We follow the microservices principles and map our design into multiple services: AE Frontend service and language-specific AE model inference services.

To achieve auto-recovery and scalability, we containerize our work loads and use Kubernetes as the container orchestration tool. Our choice to adopt microservices-based architecture gives us the flexibility to scale each service independently. For example: AE Inference service for German can be scaled independently of the AE Inference service for French if the traffic patterns dictate such a need. This enables us to optimize serving infrastructure and avoid resource waste.

Our serving architecture is highly extensible. We can add support for a new language without any changes to the existing architecture. We also have the flexibility to isolate a customer to a dedicated environment, say, by spinning up a customer-specific AE Inference service which hosts a model trained to satisfy their specific use cases.

Observability is a key aspect of ensuring a stable and reliable service. We use Kubernetes service mesh, implemented by Istio, to provide observability and reliability features at the platform layer. Because these features are available at the platform layer, it allows the application layer to focus exclusively on its core functionalities.
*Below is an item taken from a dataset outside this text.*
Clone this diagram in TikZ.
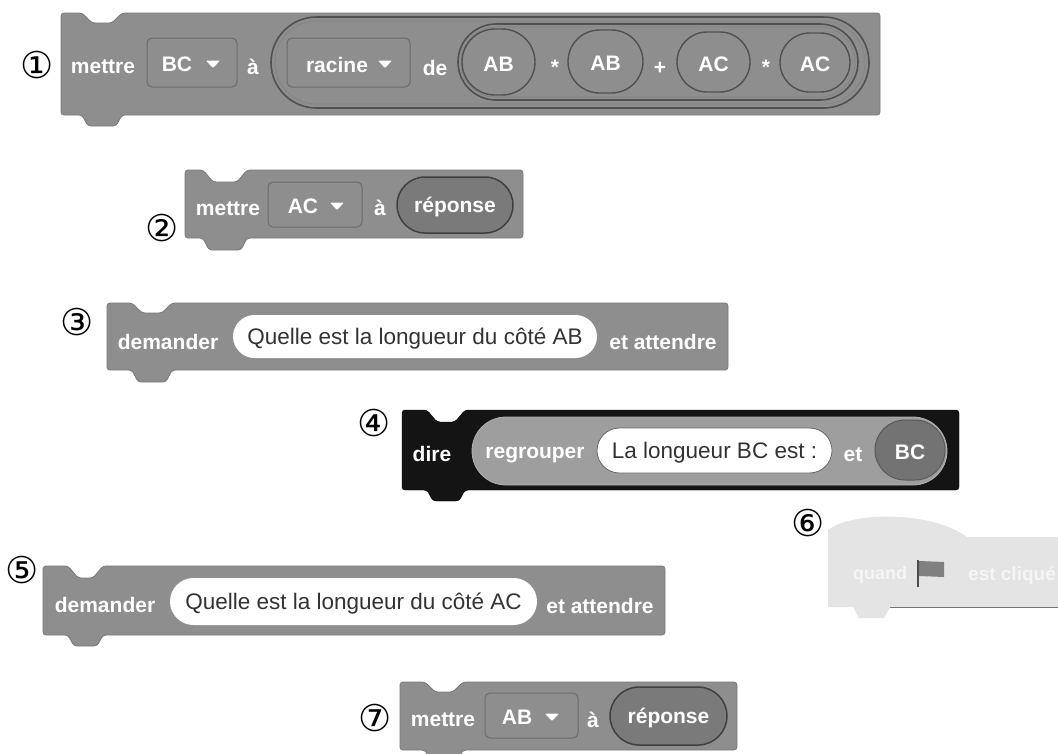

We use industry-standard tools like Prometheus and Grafana to collect and display observability metrics. Our setup ensures that we are able to take corrective actions proactively before any major issue is observed.

The Way Forward

As a next step, we will be focusing on scaling up the NER model incorporating an increased number of merchants/domains.
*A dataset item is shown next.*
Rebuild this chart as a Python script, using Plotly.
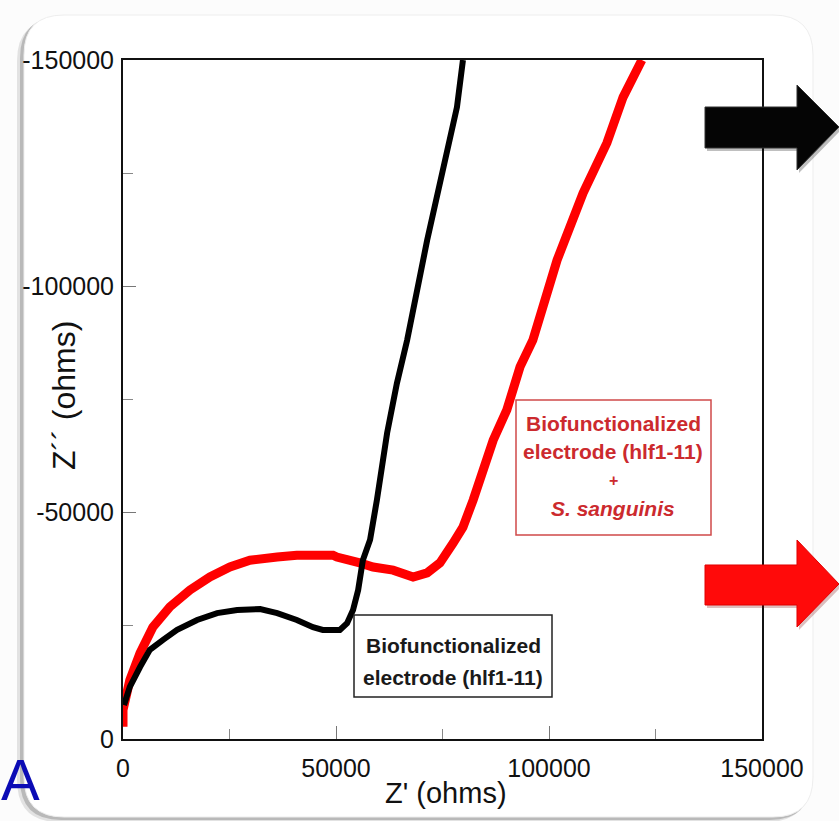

Our serving infrastructure is robust and performant. Its latency metrics are well within our SLAs and it has added immense value to the Bloomreach Discovery product.

We plan to experiment with a few more techniques to achieve significant speedups in inference (both online and offline). One of them is distillation, where a smaller student model is trained to replicate a larger teacher BERT model. DistilBERT [11] is a “distilled” version of BERT which has been shown to retain 95% of quality of the original BERT while using only 40% of the parameters.